The Great Bifurcation: Crypto’s Two-Track Future of Regulated Rails and On-Chain

The crypto market is undergoing a fundamental split, creating two parallel universes that barely resemble one another. On one track, a regulated, institutional-grade financial system is being meticulously constructed on stablecoin rails. On the other, the native on-chain economy continues its own Darwinian evolution, driven by whale rotations, shifting protocol economics, and a relentless search for alpha. This isn’t a single market anymore; it’s a bifurcation of purpose and structure.

The Stablecoin Compliance Engine Roars to Life

Europe Sets the Pace with MiCA

The “suit” track is rapidly gaining momentum, with regulators globally laying down the law for stablecoins. In Europe, Aave Labs just became one of the first major DeFi projects to secure authorization under the new Markets in Crypto-Assets (MiCA) regulation, greenlit by the Central Bank of Ireland. This allows its “Push” service to offer regulated, zero-fee euro-to-GHO stablecoin conversions, creating a compliant bridge directly into the Aave ecosystem.

This move, which follows Kraken also securing its MiCA license in Ireland, signals that the era of regulatory ambiguity for stablecoins in Europe is officially over. It establishes a clear, predictable pathway for protocols to connect with the traditional banking system, turning what was once a gray area into a well-lit superhighway for institutional capital.

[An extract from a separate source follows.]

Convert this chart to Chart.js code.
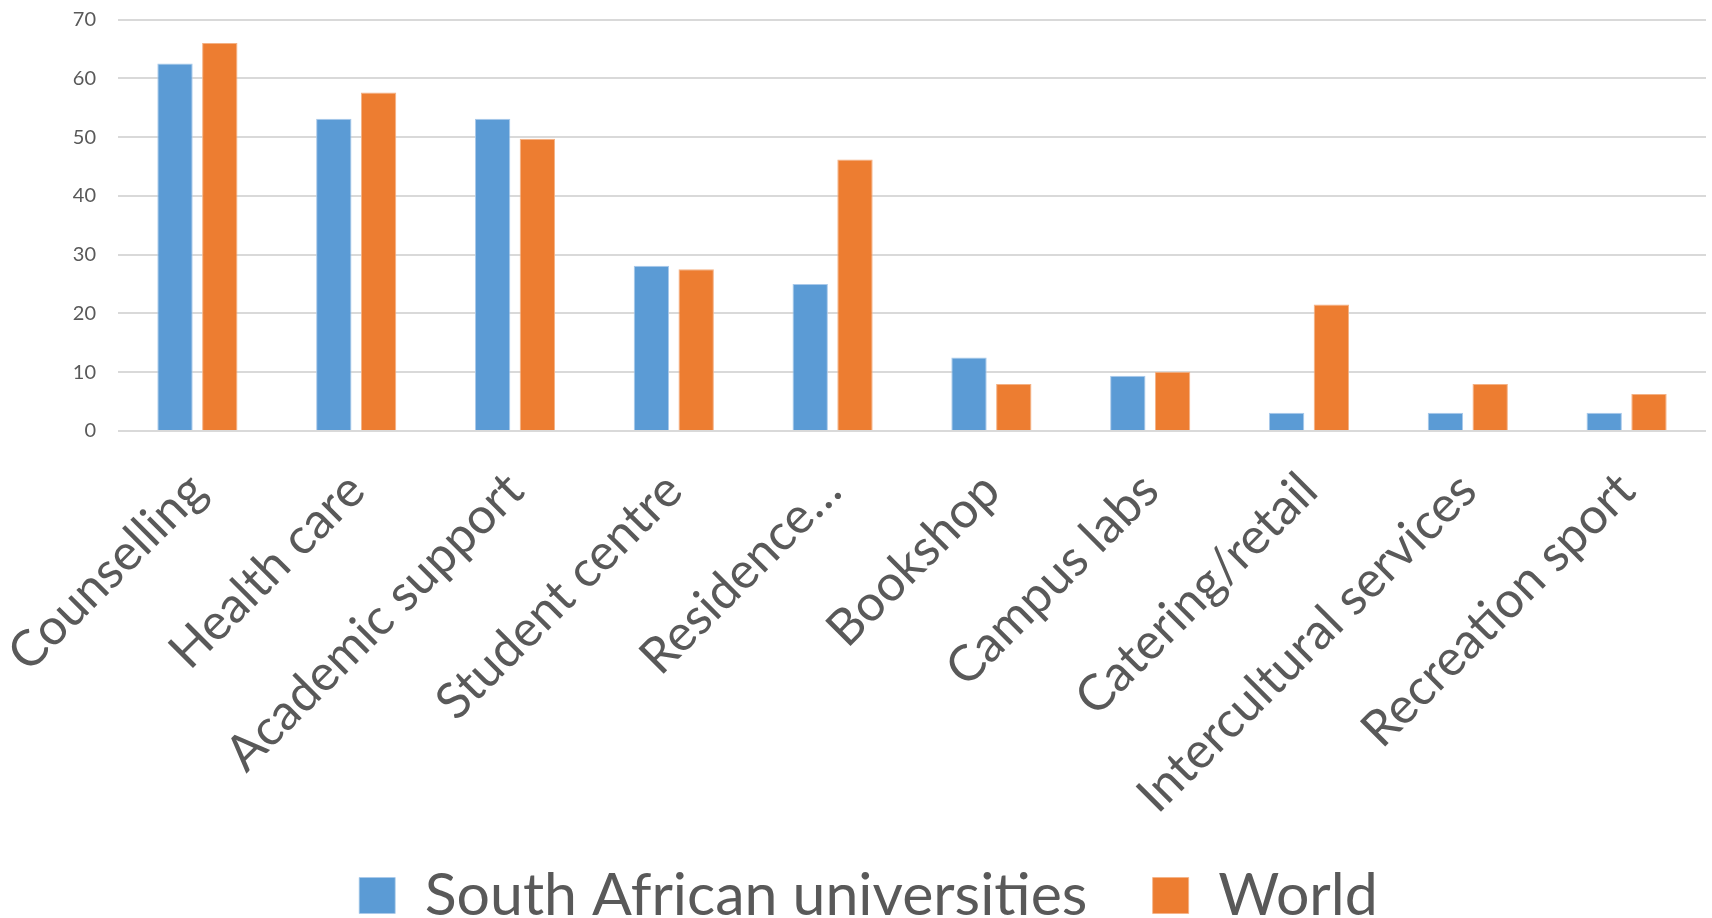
<!DOCTYPE html>
<html>
<head>
<meta charset="utf-8">
<script src="https://cdn.jsdelivr.net/npm/chart.js@4/dist/chart.umd.min.js"></script>
<style>
  html, body { margin: 0; padding: 0; background: #fff; }
  #wrap { width: 1712px; height: 918px; }
</style>
</head>
<body>
<div id="wrap"><canvas id="graf" width="1712" height="918"></canvas></div>
<script>
// categorie e valori (percentuali)
var categorie = ["Counselling", "Health care", "Academic support", "Student centre", "Residence\u2026",
                 "Bookshop", "Campus labs", "Catering/retail", "Intercultural services", "Recreation sport"];
var sudafrica = [62.5, 53.1, 53.1, 28.1, 25.0, 12.5, 9.4, 3.1, 3.1, 3.1];
var mondo     = [66.0, 57.6, 49.7, 27.5, 46.2, 8.0, 10.1, 21.5, 8.0, 6.3];
var tickY     = [0, 10, 20, 30, 40, 50, 60, 70];

var font = "Lato, 'Open Sans', sans-serif";
var grigio = "#595959";
var fondoAsse = 431;   // y dello zero
var cimaLegenda = 846; // inizio del box legenda

var grafico = new Chart("graf", {
    type: "bar",
    data: {
        labels: categorie,
        datasets: [{
            label: "South African universities",
            data: sudafrica,
            backgroundColor: "#5B9BD5",
            borderColor: "#A9C9EA",
            borderWidth: {top: 1, left: 1, right: 1, bottom: 0},
            categoryPercentage: 0.564,
            barPercentage: 0.79
        }, {
            label: "World",
            data: mondo,
            backgroundColor: "#ED7D31",
            borderColor: "#F4B184",
            borderWidth: {top: 1, left: 1, right: 1, bottom: 0},
            categoryPercentage: 0.564,
            barPercentage: 0.79
        }]
    },
    options: {
        responsive: false,
        animation: false,
        layout: {padding: {top: 19.5, right: 6, left: 31, bottom: -17}},
        plugins: {
            legend: {
                position: "bottom",
                labels: {
                    color: grigio,
                    font: {family: font, size: 59},
                    boxWidth: 36,
                    boxHeight: 36,
                    padding: 20,
                    generateLabels: function(chart) {
                        var items = Chart.defaults.plugins.legend.labels.generateLabels(chart);
                        // un po' di spazio in piu tra le due voci
                        items[0].text = items[0].text + "   ";
                        return items;
                    }
                }
            },
            tooltip: {enabled: false}
        },
        scales: {
            x: {
                grid: {display: false},
                border: {display: false},
                ticks: {
                    color: grigio,
                    font: {family: font, size: 50},
                    minRotation: 45,
                    maxRotation: 45,
                    autoSkip: false,
                    padding: 22
                },
                afterFit: function(scale) {
                    scale.height = cimaLegenda - fondoAsse;
                    scale.paddingLeft = 0;
                    scale.paddingRight = 0;
                }
            },
            y: {
                min: 0,
                max: 70,
                afterBuildTicks: function(scale) {
                    scale.ticks = tickY.map(function(v) { return {value: v}; });
                },
                afterFit: function(scale) {
                    scale.width = 87;
                    scale.paddingTop = 0;
                    scale.paddingBottom = 0;
                },
                grid: {color: "#D9D9D9", lineWidth: 2, drawTicks: false},
                border: {display: false},
                ticks: {
                    color: grigio,
                    font: {family: font, size: 20},
                    padding: 22
                }
            }
        }
    }
});
</script>
</body>
</html>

The US Builds its Own On-Ramps

Across the Atlantic, a similar story is unfolding, albeit with a distinct American flavor. FDIC Acting Chair Travis Hill confirmed the agency is developing guidance for tokenized deposit insurance and plans to launch an application process for stablecoin issuers by the end of 2025. This is all part of implementing the landmark GENIUS Act, which establishes the first federal framework for payment stablecoins in the US.

The message from regulators is clear: a deposit is a deposit, whether it’s on a legacy ledger or a blockchain. This regulatory clarity is already sparking a wave of institutional infrastructure development.

Case in point: banking giant BNY Mellon just launched a money market fund specifically designed to hold cash reserves for US stablecoin issuers. This isn’t a speculative play; it’s the boring, essential plumbing required to make the system work at scale, providing the trust and transparency institutions demand. Meanwhile, players like MoonPay are pivoting their entire business models to become full-stack stablecoin infrastructure providers, betting that this regulated ecosystem is the future.

On-Chain Darwinism: Whales Rotate and Miners Pivot

Whale Watching: It’s a Cycle, Not a Crisis

While the compliance engine gets built, the on-chain world continues to operate by its own rules. Recent selling pressure from Bitcoin whales, including a notable 2,400 BTC transfer to Kraken by trader Owen Gunden, has spooked parts of the market. However, analysts at Glassnode suggest this is “normal bull-market behavior,” not a sudden exodus.

According to their data, monthly average spending by long-term holders has climbed to around 26,000 BTC per day. This reflects a steady, structured profit-taking cycle typical of late-stage bull runs, where older cohorts distribute into rising demand. As Kronos Research CIO Vincent Liu puts it, this is “steady profit rotation, rather than panic,” suggesting the market top isn’t necessarily in.

The Great Miner Migration

A more profound structural shift is happening in the mining sector. Bitfarms sent shockwaves through the industry by announcing it will shutter its Bitcoin mining operations over the next two years to pivot entirely to AI and high-performance computing (HPC). CEO Ben Gagnon stated bluntly that converting just their Washington site could “produce more net operating income than we have ever generated with Bitcoin mining.”

Gagnon’s thesis is that the economics are driving this transition. Bitcoin mining is location-agnostic and will chase the lowest-cost energy globally, moving to the Middle East, Africa, and Russia. For miners in the US, however, the “best opportunity… really is this transition to HPC and AI.” This is a stark reminder that the physical infrastructure layer of crypto is not immune to broader technological and economic trends.

Why It Matters

The crypto market is maturing into two distinct but interconnected ecosystems. The “regulated” layer, built on compliant stablecoins and institutional-grade infrastructure, is providing the legitimacy and on-ramps necessary for mainstream adoption and massive capital inflows. It’s becoming predictable, audited, and integrated.

Simultaneously, the “on-chain” layer remains the wild heart of crypto—a dynamic, often chaotic arena where market cycles play out, whales dictate short-term flows, and core business models like mining are forced to evolve or die. The key takeaway is that the era of a monolithic “crypto market” is ending. Investors, developers, and users must now consciously decide which track they are on, as the rules, risks, and rewards of each are rapidly diverging. Probably nothing.